Given data:
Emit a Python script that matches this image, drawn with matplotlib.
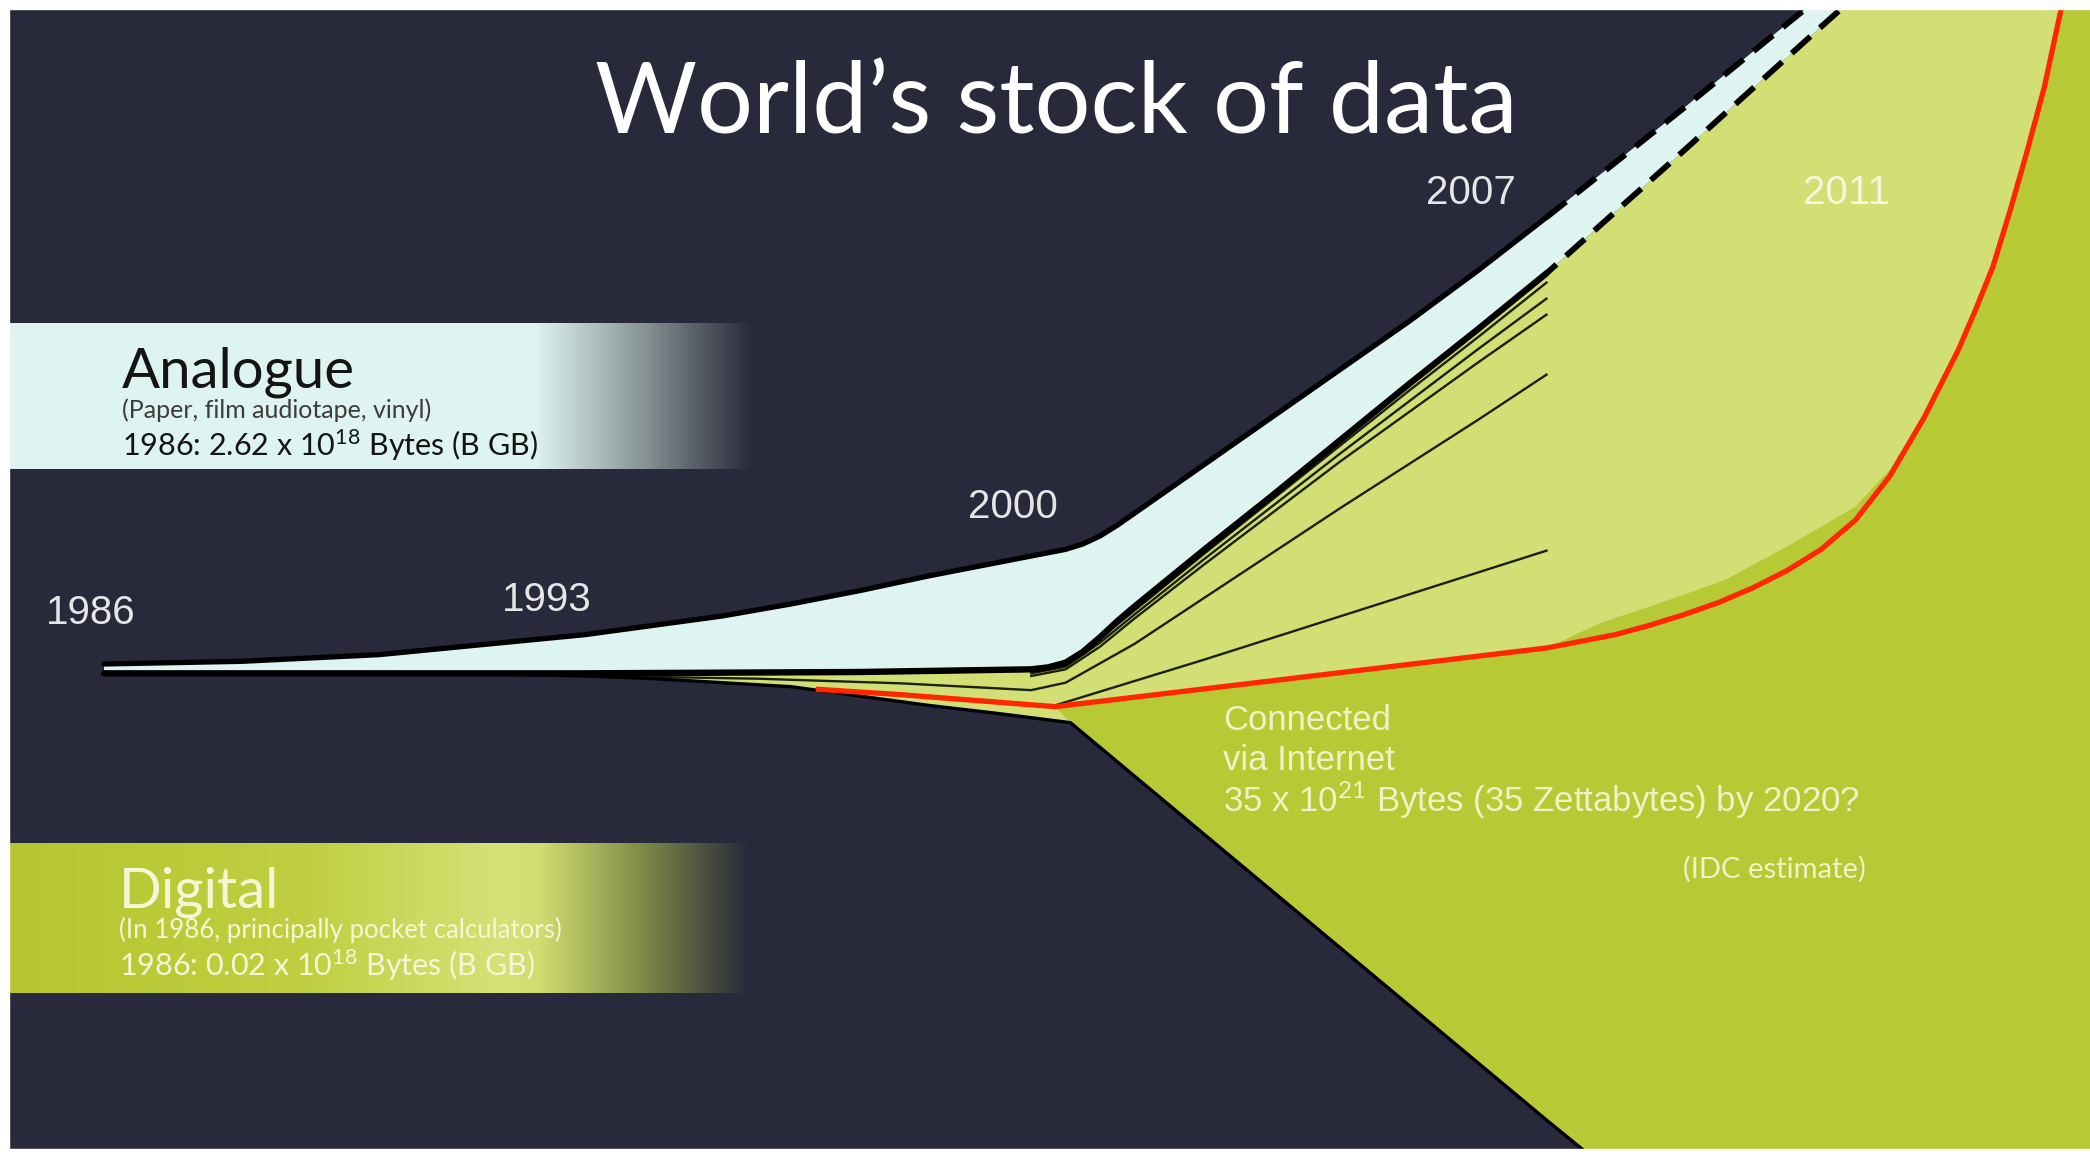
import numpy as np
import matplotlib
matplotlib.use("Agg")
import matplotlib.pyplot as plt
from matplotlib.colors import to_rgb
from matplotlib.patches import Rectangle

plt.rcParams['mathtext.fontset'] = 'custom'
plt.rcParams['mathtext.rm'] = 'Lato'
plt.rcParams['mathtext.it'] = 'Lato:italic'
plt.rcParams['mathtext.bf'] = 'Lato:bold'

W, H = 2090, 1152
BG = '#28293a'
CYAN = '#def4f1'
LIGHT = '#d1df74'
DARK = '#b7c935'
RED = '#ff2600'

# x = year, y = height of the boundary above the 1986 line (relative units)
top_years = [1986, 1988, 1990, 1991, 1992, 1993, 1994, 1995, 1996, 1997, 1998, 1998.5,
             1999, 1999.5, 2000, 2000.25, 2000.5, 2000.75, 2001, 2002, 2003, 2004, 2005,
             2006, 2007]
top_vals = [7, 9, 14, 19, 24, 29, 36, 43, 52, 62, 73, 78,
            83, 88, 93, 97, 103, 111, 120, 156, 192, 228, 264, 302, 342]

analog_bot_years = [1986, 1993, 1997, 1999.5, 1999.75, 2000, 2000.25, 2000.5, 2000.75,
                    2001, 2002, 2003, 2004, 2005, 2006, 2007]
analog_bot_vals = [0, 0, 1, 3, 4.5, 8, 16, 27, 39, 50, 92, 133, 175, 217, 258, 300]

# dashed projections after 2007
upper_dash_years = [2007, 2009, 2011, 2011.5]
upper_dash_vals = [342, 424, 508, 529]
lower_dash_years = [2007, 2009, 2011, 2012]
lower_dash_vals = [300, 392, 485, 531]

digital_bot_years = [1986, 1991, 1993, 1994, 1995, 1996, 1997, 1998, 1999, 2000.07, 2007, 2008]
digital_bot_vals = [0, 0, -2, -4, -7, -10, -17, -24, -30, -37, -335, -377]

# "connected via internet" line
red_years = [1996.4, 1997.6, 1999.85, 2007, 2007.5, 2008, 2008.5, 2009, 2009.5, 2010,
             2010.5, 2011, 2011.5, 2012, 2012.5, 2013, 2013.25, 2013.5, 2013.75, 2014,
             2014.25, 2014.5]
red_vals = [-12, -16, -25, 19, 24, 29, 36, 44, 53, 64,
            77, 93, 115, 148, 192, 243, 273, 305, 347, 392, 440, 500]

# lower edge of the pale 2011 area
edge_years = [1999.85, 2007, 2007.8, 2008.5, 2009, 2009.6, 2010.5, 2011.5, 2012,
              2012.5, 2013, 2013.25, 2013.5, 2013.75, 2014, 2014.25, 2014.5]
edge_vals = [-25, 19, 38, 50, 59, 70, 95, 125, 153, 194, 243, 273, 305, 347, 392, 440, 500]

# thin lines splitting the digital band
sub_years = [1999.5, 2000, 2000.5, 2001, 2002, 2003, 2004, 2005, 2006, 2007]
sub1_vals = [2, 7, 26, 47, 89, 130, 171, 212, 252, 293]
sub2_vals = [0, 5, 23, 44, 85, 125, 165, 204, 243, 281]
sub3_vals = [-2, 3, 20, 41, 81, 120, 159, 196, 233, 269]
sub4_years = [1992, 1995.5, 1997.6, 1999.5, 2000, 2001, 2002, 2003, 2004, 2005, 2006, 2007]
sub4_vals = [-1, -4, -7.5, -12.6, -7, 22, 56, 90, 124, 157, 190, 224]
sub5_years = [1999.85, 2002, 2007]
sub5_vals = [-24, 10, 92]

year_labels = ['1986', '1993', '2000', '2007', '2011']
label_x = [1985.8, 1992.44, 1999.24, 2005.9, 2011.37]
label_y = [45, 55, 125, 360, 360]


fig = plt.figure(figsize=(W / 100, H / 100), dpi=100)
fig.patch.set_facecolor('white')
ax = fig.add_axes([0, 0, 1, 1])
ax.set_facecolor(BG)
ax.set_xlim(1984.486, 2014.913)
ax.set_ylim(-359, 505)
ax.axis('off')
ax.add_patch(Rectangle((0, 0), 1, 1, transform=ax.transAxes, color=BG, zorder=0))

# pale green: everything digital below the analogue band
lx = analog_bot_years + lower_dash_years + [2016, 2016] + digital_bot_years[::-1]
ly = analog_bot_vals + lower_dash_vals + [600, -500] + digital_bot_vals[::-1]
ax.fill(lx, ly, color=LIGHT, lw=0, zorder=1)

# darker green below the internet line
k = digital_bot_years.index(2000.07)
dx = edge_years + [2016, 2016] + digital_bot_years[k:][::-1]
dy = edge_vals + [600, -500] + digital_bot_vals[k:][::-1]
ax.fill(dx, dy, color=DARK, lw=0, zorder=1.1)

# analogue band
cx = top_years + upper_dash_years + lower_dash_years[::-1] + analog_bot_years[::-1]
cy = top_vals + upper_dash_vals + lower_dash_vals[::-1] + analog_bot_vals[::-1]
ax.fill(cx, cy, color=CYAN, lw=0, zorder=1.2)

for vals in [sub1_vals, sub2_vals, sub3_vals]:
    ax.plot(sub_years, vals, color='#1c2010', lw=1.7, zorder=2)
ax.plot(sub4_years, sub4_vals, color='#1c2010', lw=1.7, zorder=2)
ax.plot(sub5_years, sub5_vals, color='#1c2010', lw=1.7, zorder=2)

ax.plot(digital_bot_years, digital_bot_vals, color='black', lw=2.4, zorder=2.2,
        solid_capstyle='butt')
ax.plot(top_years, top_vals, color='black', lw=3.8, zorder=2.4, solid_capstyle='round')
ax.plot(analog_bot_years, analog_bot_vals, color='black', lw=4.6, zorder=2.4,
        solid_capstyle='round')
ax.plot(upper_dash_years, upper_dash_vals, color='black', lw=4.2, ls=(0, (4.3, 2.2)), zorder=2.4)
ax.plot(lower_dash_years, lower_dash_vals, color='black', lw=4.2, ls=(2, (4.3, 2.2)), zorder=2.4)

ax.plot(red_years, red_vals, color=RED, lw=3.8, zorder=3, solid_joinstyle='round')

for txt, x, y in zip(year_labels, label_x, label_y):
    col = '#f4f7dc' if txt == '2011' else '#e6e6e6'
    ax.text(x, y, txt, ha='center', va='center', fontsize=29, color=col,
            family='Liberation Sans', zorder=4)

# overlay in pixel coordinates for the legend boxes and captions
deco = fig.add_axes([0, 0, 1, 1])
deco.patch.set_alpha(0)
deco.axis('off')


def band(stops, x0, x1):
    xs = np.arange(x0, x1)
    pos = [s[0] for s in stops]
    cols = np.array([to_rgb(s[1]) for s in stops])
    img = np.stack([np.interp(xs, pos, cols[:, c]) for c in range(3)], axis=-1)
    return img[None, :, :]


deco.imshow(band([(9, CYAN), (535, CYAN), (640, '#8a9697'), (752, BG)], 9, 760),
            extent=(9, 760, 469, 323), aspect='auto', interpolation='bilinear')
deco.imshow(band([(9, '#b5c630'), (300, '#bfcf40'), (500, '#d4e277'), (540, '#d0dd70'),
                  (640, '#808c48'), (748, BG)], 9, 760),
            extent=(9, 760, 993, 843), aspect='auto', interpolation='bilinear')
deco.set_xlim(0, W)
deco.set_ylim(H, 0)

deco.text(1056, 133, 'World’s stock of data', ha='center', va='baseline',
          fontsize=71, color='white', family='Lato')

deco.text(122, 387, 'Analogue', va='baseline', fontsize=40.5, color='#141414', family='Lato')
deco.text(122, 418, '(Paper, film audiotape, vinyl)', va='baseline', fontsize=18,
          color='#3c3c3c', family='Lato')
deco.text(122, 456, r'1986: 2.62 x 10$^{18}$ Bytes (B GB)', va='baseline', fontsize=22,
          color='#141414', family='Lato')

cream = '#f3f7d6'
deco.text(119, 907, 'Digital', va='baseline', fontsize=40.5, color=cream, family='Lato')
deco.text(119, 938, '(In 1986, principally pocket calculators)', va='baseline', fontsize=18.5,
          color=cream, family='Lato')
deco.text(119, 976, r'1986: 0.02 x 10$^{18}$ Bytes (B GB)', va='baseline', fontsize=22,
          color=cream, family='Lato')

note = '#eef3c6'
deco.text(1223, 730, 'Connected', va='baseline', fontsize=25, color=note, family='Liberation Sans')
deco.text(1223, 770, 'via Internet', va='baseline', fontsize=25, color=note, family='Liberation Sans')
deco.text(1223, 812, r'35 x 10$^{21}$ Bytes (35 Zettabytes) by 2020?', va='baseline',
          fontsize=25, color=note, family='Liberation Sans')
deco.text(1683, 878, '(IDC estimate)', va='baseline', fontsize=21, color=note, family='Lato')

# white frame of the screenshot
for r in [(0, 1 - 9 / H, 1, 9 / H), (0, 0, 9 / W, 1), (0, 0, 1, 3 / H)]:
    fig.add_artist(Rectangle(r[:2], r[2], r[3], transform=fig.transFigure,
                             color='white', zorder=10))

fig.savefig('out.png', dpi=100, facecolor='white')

Directions for this task:
Restate only the lines running from the start of the material above through the line containing "RED = '#ff2600'", ends included. No pictures.

Complete answer:
Emit a Python script that matches this image, drawn with matplotlib.
import numpy as np
import matplotlib
matplotlib.use("Agg")
import matplotlib.pyplot as plt
from matplotlib.colors import to_rgb
from matplotlib.patches import Rectangle

plt.rcParams['mathtext.fontset'] = 'custom'
plt.rcParams['mathtext.rm'] = 'Lato'
plt.rcParams['mathtext.it'] = 'Lato:italic'
plt.rcParams['mathtext.bf'] = 'Lato:bold'

W, H = 2090, 1152
BG = '#28293a'
CYAN = '#def4f1'
LIGHT = '#d1df74'
DARK = '#b7c935'
RED = '#ff2600'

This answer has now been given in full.